Not finance. Not engineering. Not medicine.
Ice skating.
Which raises some practical questions:
- Are hedge funds hiring figure skaters now?
- Will job interviews include a triple axel?
- Is LinkedIn about to become a rink?
Because if creativity and balance are the future, then toddlers are already wildly overqualified. Ice skating is the new coding, which explains why Silicon Valley is installing rinks next to venture capital firms.
A former Google executive says Gen Z should “ice skate instead,” which is the first time career advice has included frostbite.
What the Funny People Are Saying About AI and the Death of Software Development
“Coding is obsolete? I just spent 6 hours fixing a missing semicolon. That semicolon is not obsolete. That semicolon owns me.” — Jerry Seinfeld
“AI writes the code now? Great. So we replaced programmers with something that doesn’t sleep, doesn’t eat, and still makes mistakes. That’s just a programmer with better PR.” — Ron White
“I love how billionaires say you don’t need skills anymore. Yeah, because they already have the money. That’s like a guy on a yacht yelling, ‘Swimming is optional!'” — Amy Schumer
The Experts Speak — And It Gets Worse for Anyone With a CS Degree
Experts now say what matters is creativity, resourcefulness, and execution. That sounds inspiring until you realize those are the same vague traits listed on every resume since 1997.
“Resourceful” is what you write when you once fixed a printer by unplugging it.
The future programmer won’t debug code — they’ll debug AI that debugged code incorrectly. Which is just debugging with extra suffering.
Eyewitness Report from the Future: Confusion as a Service
We spoke to a Gen Z college student, Tyler, who described his daily routine:
“I wake up, ask AI to do my homework, then ask AI to explain what it just did, then panic because I still don’t understand it.”
This is the new learning model: confusion as a service.
A Poll That Feels Statistically Accurate
A recent survey found:
- 63% of young people believe AI will replace coding
- 22% believe AI already replaced them emotionally
- 15% are currently Googling “what is coding”
Margin of error: ±100%, because even the poll was generated by AI.
The Real Twist Nobody in Tech Wants to Say Out Loud
Coding isn’t dead. It just moved.
Instead of writing code, you now write instructions for something else to write code.

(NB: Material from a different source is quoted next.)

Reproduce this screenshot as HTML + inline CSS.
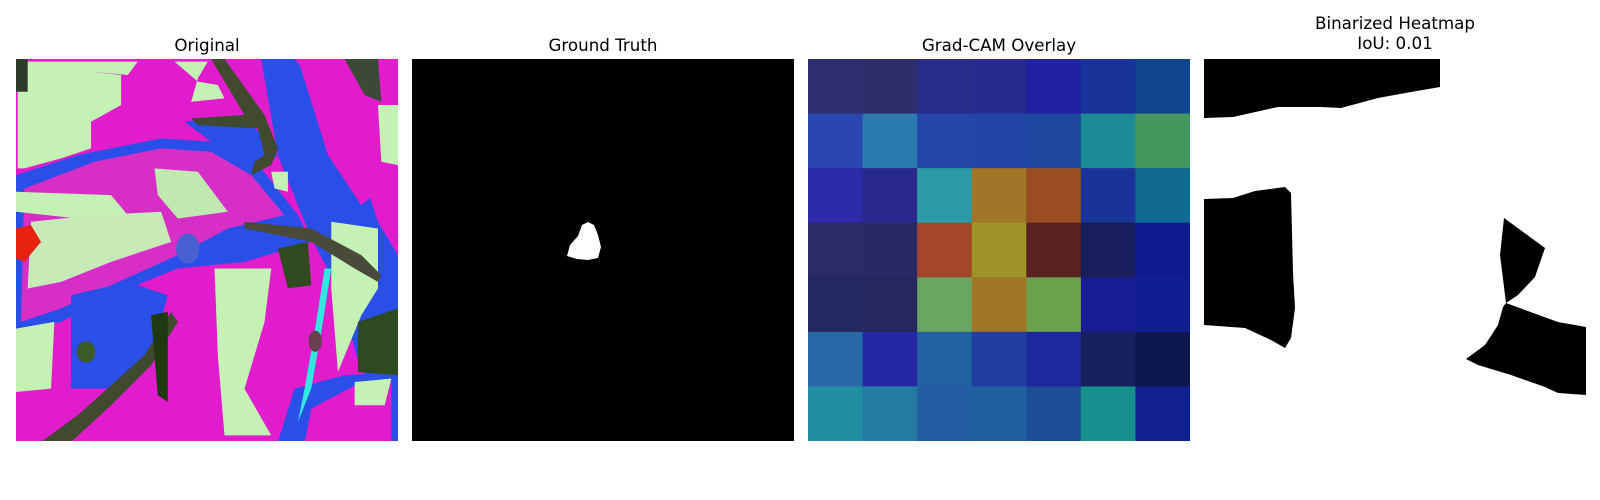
<!DOCTYPE html>
<html><head><meta charset="utf-8"><style>
html,body{margin:0;padding:0;background:#fff;}
body{width:1600px;height:500px;position:relative;overflow:hidden;font-family:"DejaVu Sans","Liberation Sans",sans-serif;}
.title{position:absolute;width:382px;text-align:center;font-size:16.7px;color:#000;line-height:20px;}
.panel{position:absolute;top:59px;width:382px;height:382px;}
</style></head><body>
<div class="title" style="left:16px;top:35px;">Original</div>
<div class="title" style="left:412px;top:35px;">Ground Truth</div>
<div class="title" style="left:808px;top:35px;">Grad-CAM Overlay</div>
<div class="title" style="left:1204px;top:13px;">Binarized Heatmap<br>IoU: 0.01</div>

<svg class="panel" style="left:16px" viewBox="15 12 1145 1145" preserveAspectRatio="none">
<rect x="15" y="12" width="1145" height="1145" fill="#e01ccc"/>
<polygon fill="#2a4ee8" points="15,360 200,300 450,250 600,260 750,340 860,480 900,560 700,620 500,640 300,720 150,800 15,830"/>
<polygon fill="#d82ec8" points="40,400 250,320 450,280 600,290 720,360 820,480 650,520 500,600 300,690 150,760 30,800"/>
<polygon fill="#2a4ee8" points="180,720 350,680 470,720 420,900 300,1000 180,1000"/>
<polygon fill="#2a4ee8" points="750,12 850,12 1000,200 1100,500 1160,600 1160,1000 1050,950 980,700 900,550 800,300"/>
<polygon fill="#e01ccc" points="860,12 1000,12 1080,200 1110,400 1050,450 950,300"/>
<polygon fill="#2a4ee8" points="850,1000 1000,960 1160,950 1160,1160 800,1160"/>
<polygon fill="#e01ccc" points="900,1060 1050,980 1140,970 1140,1160 880,1160"/>
<polygon fill="#2a4ee8" points="520,200 700,180 800,300 720,360 600,260"/>
<polygon fill="#c4f2b4" points="20,20 380,20 350,60 240,50 330,60 330,150 240,200 240,280 150,310 40,340 20,340"/>
<polygon fill="#c4f2b4" points="490,20 590,20 560,70 540,140 640,130 620,90 560,80"/>
<polygon fill="#c4f2b4" points="15,410 300,420 350,480 200,490 15,470"/>
<polygon fill="#c8eab8" points="60,500 250,480 450,470 480,560 300,620 150,680 50,700"/>
<polygon fill="#c0e8b0" points="430,340 560,350 650,470 500,490 440,420"/>
<polygon fill="#c4f2b4" points="610,640 780,640 760,800 700,1000 780,1140 640,1140 620,900"/>
<polygon fill="#c4f2b4" points="15,820 130,800 120,1000 15,1010"/>
<polygon fill="#c4f2b4" points="960,500 1100,520 1100,700 1050,780 980,950 960,700"/>
<polygon fill="#c4f2b4" points="1100,150 1160,150 1160,330 1110,320"/>
<polygon fill="#c4f2b4" points="780,350 830,350 830,410 790,400"/>
<polygon fill="#c4f2b4" points="1030,980 1140,970 1120,1050 1030,1050"/>
<polygon fill="#3f4a2e" points="600,12 640,12 760,180 800,280 780,330 720,360 730,320 760,300 740,220 560,210 540,190 700,180"/>
<polygon fill="#4a4a3a" points="700,500 900,520 1050,600 1110,660 1100,680 1030,640 900,560 700,520"/>
<polygon fill="#3f4a2e" points="90,1160 200,1080 400,900 480,770 500,800 420,930 300,1050 180,1160"/>
<polygon fill="#324a20" points="800,580 890,560 900,690 830,700"/>
<ellipse cx="225" cy="890" rx="28" ry="32" fill="#3a5a2a"/>
<polygon fill="#1f3a10" points="420,780 470,770 470,1040 440,1020"/>
<polygon fill="#2e4a20" points="1040,800 1160,760 1160,960 1040,950"/>
<polygon fill="#3a4a35" points="1000,12 1100,12 1110,140 1060,120"/>
<polygon fill="#2e3a2a" points="15,12 50,12 50,110 15,110"/>
<polygon fill="#30e8e0" points="940,640 960,640 930,830 900,1000 860,1100 880,1000 910,830"/>
<ellipse cx="912" cy="858" rx="20" ry="32" fill="#6a4050"/>
<ellipse cx="530" cy="580" rx="35" ry="45" fill="#4860d0"/>
<polygon fill="#e82010" points="15,520 60,510 90,560 40,620 15,610"/>
</svg>

<svg class="panel" style="left:412px" viewBox="0 0 382 382">
<rect width="382" height="382" fill="#000"/>
<path fill="#fff" d="M176,163 L182,166 L186,176 L189,188 L186,199 L176,201 L165,200 L155,197 L158,186 L166,177 L170,166 Z"/>
</svg>

<svg class="panel" id="gradcam" style="left:808px" viewBox="0 0 382 382"></svg>

<svg class="panel" style="left:1204px" viewBox="0 0 382 382">
<rect width="382" height="382" fill="#fff"/>
<polygon fill="#000" points="0,0 236,0 236,28 207,33 174,39 137,49 117,48 74,48 29,58 0,59"/>
<polygon fill="#000" points="0,140 29,139 51,132 81,128 87,134 89,214 91,249 87,279 81,289 67,281 41,269 0,266"/>
<polygon fill="#000" points="300,159 341,189 331,218 314,236 302,244 296,196"/>
<polygon fill="#000" points="302,244 354,263 382,268 382,336 354,334 341,328 307,316 274,306 262,300 281,286 294,266 299,248"/>
</svg>

<script>
const rows = [0,1,2,3,4,5,6];
const cols = [0,1,2,3,4,5,6];
const row0 = ["#2e2f6e","#2d2e6b","#292d89","#282a8f","#1f21a0","#19329a","#10448f"];
const row1 = ["#2a46b0","#2c7bb0","#2645ab","#2244a5","#1d479e","#1b8c96","#43965d"];
const row2 = ["#2d2aa8","#29288d","#299ca8","#a17628","#994b22","#1a3399","#106a91"];
const row3 = ["#2a2b68","#282a65","#a44429","#9e9327","#5a2121","#181e5c","#0f1a8f"];
const row4 = ["#242862","#24285f","#68a660","#9e7624","#6ca04a","#191d92","#0f1f8f"];
const row5 = ["#2669a6","#2428a3","#2262a1","#223fa0","#1c2799","#171f5c","#0e174e"];
const row6 = ["#208fa0","#237ba3","#215fa2","#1f5f9d","#1c4e98","#178f8d","#0f218e"];
const cells = [row0,row1,row2,row3,row4,row5,row6];
(function(){
  const svg = document.getElementById('gradcam');
  const ns = 'http://www.w3.org/2000/svg';
  const size = 382 / cols.length;
  const xPos = c => c * size;
  const yPos = r => r * size;
  rows.forEach(r => cols.forEach(c => {
    const rect = document.createElementNS(ns, 'rect');
    rect.setAttribute('x', xPos(c));
    rect.setAttribute('y', yPos(r));
    rect.setAttribute('width', size + 0.5);
    rect.setAttribute('height', size + 0.5);
    rect.setAttribute('fill', cells[r][c]);
    
    
    svg.appendChild(rect);
  }));
})();
</script>
</body></html>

Which is like saying cooking is obsolete because now you just tell someone else to cook.
It’s still cooking. You’re just yelling more.
So here we are. Coding is dead. Ice skating is in. AI is doing everything. Humans are pivoting to vibes.
And yet… nothing works any better. Apps crash. Passwords fail. Updates break things that weren’t broken.
Which leads to the most important realization of all:
If AI has replaced coding… who is it blaming now?
This article is entirely a human collaboration between two sentient beings: the world’s oldest tenured professor and a philosophy major turned dairy farmer. No AI was harmed, trained, or emotionally validated in the writing of this piece. If coding is truly obsolete, please notify your nearest computer immediately and watch it ignore you.
In the real world, the debate over whether coding is still a viable career skill was ignited by Hadi Partovi, a former Google and Microsoft executive and founder of Code.org, who suggested that in the age of generative AI, children might be better served learning creativity, ice skating, or other non-technical pursuits rather than programming. His comments were widely reported in Fortune and sparked immediate backlash from developers and educators who pointed out that AI-generated code still requires human oversight, debugging, and critical thinking. Microsoft has acknowledged that AI now generates roughly 30% of its codebase — but that still leaves 70% requiring human hands, judgment, and the occasional existential crisis over a misplaced semicolon.
Auf Wiedersehen, amigo!
Originally posted 2026-04-14 20:50:17.